The impetus was the introduction of the euro: first as an accounting currency in 1999 and then as a medium of exchange in 2002, when the first bank notes and coins were put into circulation. The logic was, the euro would truly bind together the Common Market, much in the same way the dollar aggregates the economies of the 50 states.
A common currency would not only make trade among the member states easier, it would also spur cross-border mergers and acquisitions. To the euro's boosters, even localized sectors and industries such as utilities, real estate and retail would be transformed as investors from neighboring countries rushed in to buy local players to create transnational champions.
A not-unintended consequence of this development was the compression in the range of equity market returns between euro member states. In December 2001, the monthly return range for the equity markets of the eleven key euro members (Austria, Belgium, Finland, France, Germany, Greece, Ireland, Italy, the Netherlands, Portugal and Spain) averaged 21.6%. Five years later, as of December 2006, the monthly return range averaged just 6.5%. In other words, the return differential between the best and worst national equity markets narrowed dramatically. Why? For a very simple reason: investors started to view companies not under the magnifying glass of their local markets but through a European prism.

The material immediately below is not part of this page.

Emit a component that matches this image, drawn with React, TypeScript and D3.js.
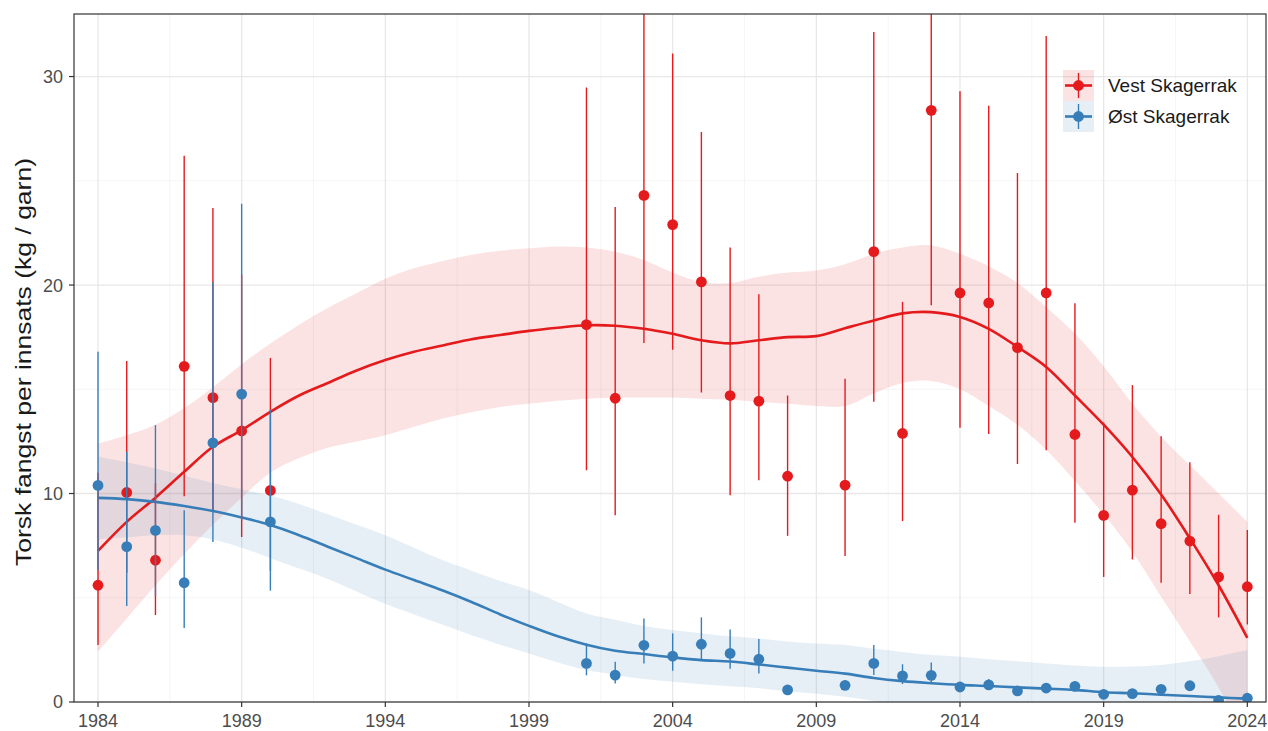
import React from 'react';
import * as d3 from 'd3';

// observed years (2009 has no survey)
const years = [1984, 1985, 1986, 1987, 1988, 1989, 1990, 2001, 2002, 2003, 2004, 2005, 2006, 2007, 2008, 2010, 2011, 2012, 2013, 2014, 2015, 2016, 2017, 2018, 2019, 2020, 2021, 2022, 2023, 2024];

const vestMean = [5.6, 10.05, 6.8, 16.1, 14.6, 13.0, 10.15, 18.1, 14.57, 24.3, 22.9, 20.15, 14.7, 14.43, 10.83, 10.4, 21.6, 12.88, 28.38, 19.62, 19.14, 17.0, 19.62, 12.83, 8.95, 10.16, 8.55, 7.72, 6.0, 5.53];
const vestLow = [2.73, 6.2, 4.17, 9.87, 9.2, 7.92, 6.3, 11.12, 8.96, 17.22, 16.9, 14.85, 9.92, 10.64, 7.97, 7.0, 14.4, 8.68, 19.03, 13.15, 12.86, 11.41, 12.08, 8.6, 6.0, 6.84, 5.72, 5.18, 4.06, 3.72];
const vestHigh = [11.0, 16.36, 10.5, 26.2, 23.7, 20.5, 16.5, 29.48, 23.74, 36, 31.1, 27.34, 21.8, 19.56, 14.7, 15.5, 32.14, 19.19, 38, 29.3, 28.6, 25.37, 31.94, 19.13, 13.4, 15.2, 12.75, 11.5, 8.98, 8.25];

const ostMean = [10.39, 7.45, 8.23, 5.72, 12.43, 14.77, 8.64, 1.85, 1.29, 2.72, 2.2, 2.77, 2.33, 2.05, 0.58, 0.8, 1.85, 1.25, 1.28, 0.72, 0.82, 0.53, 0.67, 0.75, 0.37, 0.4, 0.61, 0.78, 0.08, 0.18];
const ostLow = [6.33, 4.6, 5.08, 3.55, 7.68, 8.72, 5.34, 1.28, 0.89, 1.85, 1.5, 2.01, 1.6, 1.37, 0.45, 0.6, 1.29, 0.86, 0.9, 0.55, 0.6, 0.4, 0.5, 0.55, 0.28, 0.3, 0.45, 0.6, 0.03, 0.1];
const ostHigh = [16.8, 12.0, 13.28, 9.2, 20.15, 23.9, 14.0, 2.81, 1.93, 4.01, 3.29, 4.06, 3.48, 3.02, 0.75, 1.05, 2.73, 1.81, 1.9, 0.95, 1.1, 0.7, 0.85, 1.0, 0.5, 0.52, 0.8, 1.0, 0.15, 0.28];

// smoothed trend (loess) with confidence band, read per year
const fitYears = [1984, 1985, 1986, 1987, 1988, 1989, 1990, 1991, 1992, 1993, 1994, 1995, 1996, 1997, 1998, 1999, 2000, 2001, 2002, 2003, 2004, 2005, 2006, 2007, 2008, 2009, 2010, 2011, 2012, 2013, 2014, 2015, 2016, 2017, 2018, 2019, 2020, 2021, 2022, 2023, 2024];
const vestFit = [7.25, 8.64, 9.8, 11.04, 12.24, 13.04, 13.92, 14.7, 15.3, 15.9, 16.4, 16.8, 17.1, 17.4, 17.6, 17.8, 17.95, 18.07, 18.05, 17.9, 17.66, 17.35, 17.2, 17.35, 17.5, 17.55, 17.93, 18.3, 18.64, 18.7, 18.47, 17.9, 17.03, 16.07, 14.7, 13.3, 11.75, 9.95, 7.85, 5.6, 3.08];
const vestFitHigh = [12.4, 12.8, 13.3, 14.1, 15.1, 16.2, 17.2, 18.1, 18.9, 19.6, 20.3, 20.8, 21.15, 21.45, 21.65, 21.76, 21.85, 21.8, 21.6, 21.2, 20.6, 20.15, 20.1, 20.4, 20.6, 20.7, 21.0, 21.5, 21.8, 21.9, 21.5, 20.9, 20.1, 18.95, 17.67, 16.1, 14.3, 12.72, 11.35, 10.0, 8.64];
const vestFitLow = [2.4, 4.0, 5.6, 7.1, 8.5, 9.8, 11.0, 11.7, 12.2, 12.5, 12.8, 13.2, 13.6, 13.9, 14.15, 14.3, 14.45, 14.55, 14.6, 14.6, 14.6, 14.55, 14.5, 14.4, 14.3, 14.2, 14.2, 14.8, 15.3, 15.4, 15.0, 14.2, 13.3, 12.1, 10.6, 9.0, 7.2, 5.05, 2.9, 0.7, -1.9];
const ostFit = [9.79, 9.73, 9.6, 9.4, 9.16, 8.85, 8.49, 8.0, 7.45, 6.9, 6.35, 5.85, 5.35, 4.8, 4.2, 3.65, 3.15, 2.75, 2.46, 2.3, 2.14, 2.01, 1.94, 1.8, 1.65, 1.5, 1.36, 1.15, 1.0, 0.9, 0.82, 0.77, 0.7, 0.64, 0.58, 0.47, 0.42, 0.35, 0.29, 0.22, 0.16];
const ostFitHigh = [11.76, 11.5, 11.2, 10.85, 10.5, 10.2, 9.9, 9.5, 9.0, 8.5, 8.0, 7.4, 6.8, 6.3, 5.8, 5.37, 4.8, 4.25, 3.95, 3.65, 3.45, 3.3, 3.15, 3.05, 2.9, 2.8, 2.73, 2.55, 2.4, 2.25, 2.17, 2.05, 1.95, 1.85, 1.75, 1.69, 1.7, 1.77, 1.95, 2.2, 2.49];
const ostFitLow = [7.8, 7.9, 8.0, 8.0, 7.8, 7.4, 6.9, 6.4, 5.9, 5.3, 4.7, 4.2, 3.7, 3.2, 2.75, 2.33, 1.9, 1.53, 1.3, 1.1, 0.97, 0.85, 0.75, 0.66, 0.5, 0.4, 0.25, 0.05, -0.15, -0.3, -0.45, -0.55, -0.65, -0.7, -0.75, -0.8, -0.85, -1.0, -1.3, -1.7, -2.2];

const xTicks = [1984, 1989, 1994, 1999, 2004, 2009, 2014, 2019, 2024];
const xMinor = [1986.5, 1991.5, 1996.5, 2001.5, 2006.5, 2011.5, 2016.5, 2021.5];
const yTicks = [0, 10, 20, 30];
const yMinor = [5, 15, 25];

const seriesNames = ['Vest Skagerrak', 'Øst Skagerrak'];
const seriesColors = ['#E41A1C', '#377EB8'];

const W = 1268;
const H = 731;
const margin = { left: 74, right: 2, top: 14, bottom: 29 };
const font = '"Liberation Sans", Arial, sans-serif';

export default function App() {
  const x = d3.scaleLinear().domain([1983.165, 2024.65]).range([margin.left, W - margin.right]);
  const y = d3.scaleLinear().domain([0, 33]).range([H - margin.bottom, margin.top]);

  const series = [
    { mean: vestMean, low: vestLow, high: vestHigh, fit: vestFit, fLow: vestFitLow, fHigh: vestFitHigh },
    { mean: ostMean, low: ostLow, high: ostHigh, fit: ostFit, fLow: ostFitLow, fHigh: ostFitHigh },
  ];

  const area = (lo: number[], hi: number[]) =>
    d3.area<number>()
      .x((d) => x(d))
      .y0((_, i) => y(lo[i]))
      .y1((_, i) => y(hi[i]))
      .curve(d3.curveCatmullRom)(fitYears) || '';

  const line = (v: number[]) =>
    d3.line<number>()
      .x((d) => x(d))
      .y((_, i) => y(v[i]))
      .curve(d3.curveCatmullRom)(fitYears) || '';

  const x0 = margin.left;
  const x1 = W - margin.right;
  const y0 = H - margin.bottom;
  const y1 = margin.top;

  return (
    <svg width={W} height={H} style={{ position: 'absolute', left: 0, top: 0, background: '#fff' }} fontFamily={font}>
      <defs>
        <clipPath id="panel">
          <rect x={x0} y={y1} width={x1 - x0} height={y0 - y1} />
        </clipPath>
      </defs>

      {/* grid */}
      <g>
        {xMinor.map((v) => (
          <line key={'xm' + v} x1={x(v)} x2={x(v)} y1={y0} y2={y1} stroke="#f2f2f2" strokeWidth={0.8} />
        ))}
        {yMinor.map((v) => (
          <line key={'ym' + v} x1={x0} x2={x1} y1={y(v)} y2={y(v)} stroke="#f2f2f2" strokeWidth={0.8} />
        ))}
        {xTicks.map((v) => (
          <line key={'xg' + v} x1={x(v)} x2={x(v)} y1={y0} y2={y1} stroke="#e8e8e8" strokeWidth={1.3} />
        ))}
        {yTicks.map((v) => (
          <line key={'yg' + v} x1={x0} x2={x1} y1={y(v)} y2={y(v)} stroke="#e8e8e8" strokeWidth={1.3} />
        ))}
      </g>

      <g clipPath="url(#panel)">
        {series.map((s, k) => (
          <path key={'rib' + k} d={area(s.fLow, s.fHigh)} fill={seriesColors[k]} fillOpacity={0.12} />
        ))}
        {series.map((s, k) => (
          <path key={'fit' + k} d={line(s.fit)} fill="none" stroke={seriesColors[k]} strokeWidth={2.6} />
        ))}
        {series.map((s, k) => (
          <g key={'pr' + k}>
            {years.map((yr, i) => (
              <line key={yr} x1={x(yr)} x2={x(yr)} y1={y(s.low[i])} y2={y(s.high[i])} stroke={seriesColors[k]} strokeWidth={1.4} />
            ))}
            {years.map((yr, i) => (
              <circle key={'c' + yr} cx={x(yr)} cy={y(s.mean[i])} r={5.4} fill={seriesColors[k]} />
            ))}
          </g>
        ))}
      </g>

      {/* panel border */}
      <rect x={x0} y={y1} width={x1 - x0} height={y0 - y1} fill="none" stroke="#333" strokeWidth={1.2} />

      {/* axes */}
      {xTicks.map((v) => (
        <g key={'xt' + v}>
          <line x1={x(v)} x2={x(v)} y1={y0} y2={y0 + 5} stroke="#333" strokeWidth={1.2} />
          <text x={x(v)} y={y0 + 25} textAnchor="middle" fontSize={18} fill="#4d4d4d">{v}</text>
        </g>
      ))}
      {yTicks.map((v) => (
        <g key={'yt' + v}>
          <line x1={x0 - 5} x2={x0} y1={y(v)} y2={y(v)} stroke="#333" strokeWidth={1.2} />
          <text x={x0 - 11} y={y(v)} dy="0.36em" textAnchor="end" fontSize={18} fill="#4d4d4d">{v}</text>
        </g>
      ))}
      <text
        transform={`translate(31,${(y0 + y1) / 2 + 4}) rotate(-90)`}
        textAnchor="middle"
        fontSize={22}
        textLength={408}
        lengthAdjust="spacingAndGlyphs"
        fill="#1a1a1a"
      >
        Torsk fangst per innsats (kg / garn)
      </text>

      {/* legend */}
      <g transform="translate(1063,70)">
        {seriesNames.map((name, k) => (
          <g key={name} transform={`translate(0,${k * 31})`}>
            <rect width={31} height={31} fill={seriesColors[k]} fillOpacity={0.12} />
            <line x1={2} x2={29} y1={15.5} y2={15.5} stroke={seriesColors[k]} strokeWidth={2.6} />
            <line x1={15.5} x2={15.5} y1={3} y2={28} stroke={seriesColors[k]} strokeWidth={1.4} />
            <circle cx={15.5} cy={15.5} r={5.4} fill={seriesColors[k]} />
            <text x={45} y={15.5} dy="0.35em" fontSize={19} fill="#1a1a1a">{name}</text>
          </g>
        ))}
      </g>
    </svg>
  );
}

But this golden age of convergence proved to be brief. The 2008 financial meltdown, and the ensuing European sovereign debt crisis, caused the spread to widen, albeit not to pre-euro levels. As of December 2012, the average range of monthly equity market returns (for the year) was 14.9%.
What changed? For one, investors realized that a company may be pan-European in the scope of its sales and operations, even though it is still domiciled in just one of the European Union's member states. So, one day, a company conducting operations in euros might be forced by government action to revert back to lira or peseta. Second, in the event of bankruptcy, local law trumps European law. While there has been some rationalization — to create a common set of standards and rules — corporate bankruptcy proceedings today still largely reflect local laws and institutions.
FIAT S.p.A. offers an interesting illustration of this trend. Including the output of Chrysler, FIAT is within the ranks of the top ten volume automotive manufacturers. In 2012, global revenues topped € 84 Billion [U.S.$109.06] based on sales of 4.2 Million cars and light trucks. Only 20 percent of FIAT's sales originate in Europe, the Middle East and Africa (EMEA); of which, Italian sales account for less than one-half of the EMEA total.
Since the 2008 financial crisis, FIAT has gone from being an acquisition target to become an acquirer itself. By re-structuring its operations — spinning off its industrial operations — it created the wherewithal to acquire a position in Chrysler — a stake which it has steadily increased. Today over one-half of its sales originate in North America with another thirteen percent coming from Latin America. Today FIAT is truly a global car company that just happens to be headquartered in Turin, Italy.
But, to investors, this is a problem. And, the reason why country once again matters. In this FIAT is not alone. BBVA and Telefonica are two Spanish firms, which have also outgrown their local markets. But, in today's climate, being nominally Spanish counts for more than being global in scope. We suspect this anomaly cannot persist. Sooner or later, what has diverged may once again provide an opportunity for convergence.
Notes on Sources and Methods:
MSCI publishes a range of single country and regional indices. Each performance index (with dividends reinvested net of withholding taxes) is a free-float adjusted market capitalization weighted index which is widely used to track the performance of the equity market of the specific country as well as the Eurozone region. All returns are expressed in US dollar terms.
The monthly return range is the range of the best and worst performing single country in the Eurozone. Returns for eleven different markets (Austria, Belgium. Finland, France, Germany, Greece, Ireland, Italy, the Netherlands, Portugal and Spain) were used. The market capitalization weighted composite index for the entire Eurozone region is also shown for comparative purposes.
You cannot invest in an index. Performance shown includes the re-investment of dividends, net of applicable withholding taxes, and excludes any management fees, expenses and sales charges associated with most investment products.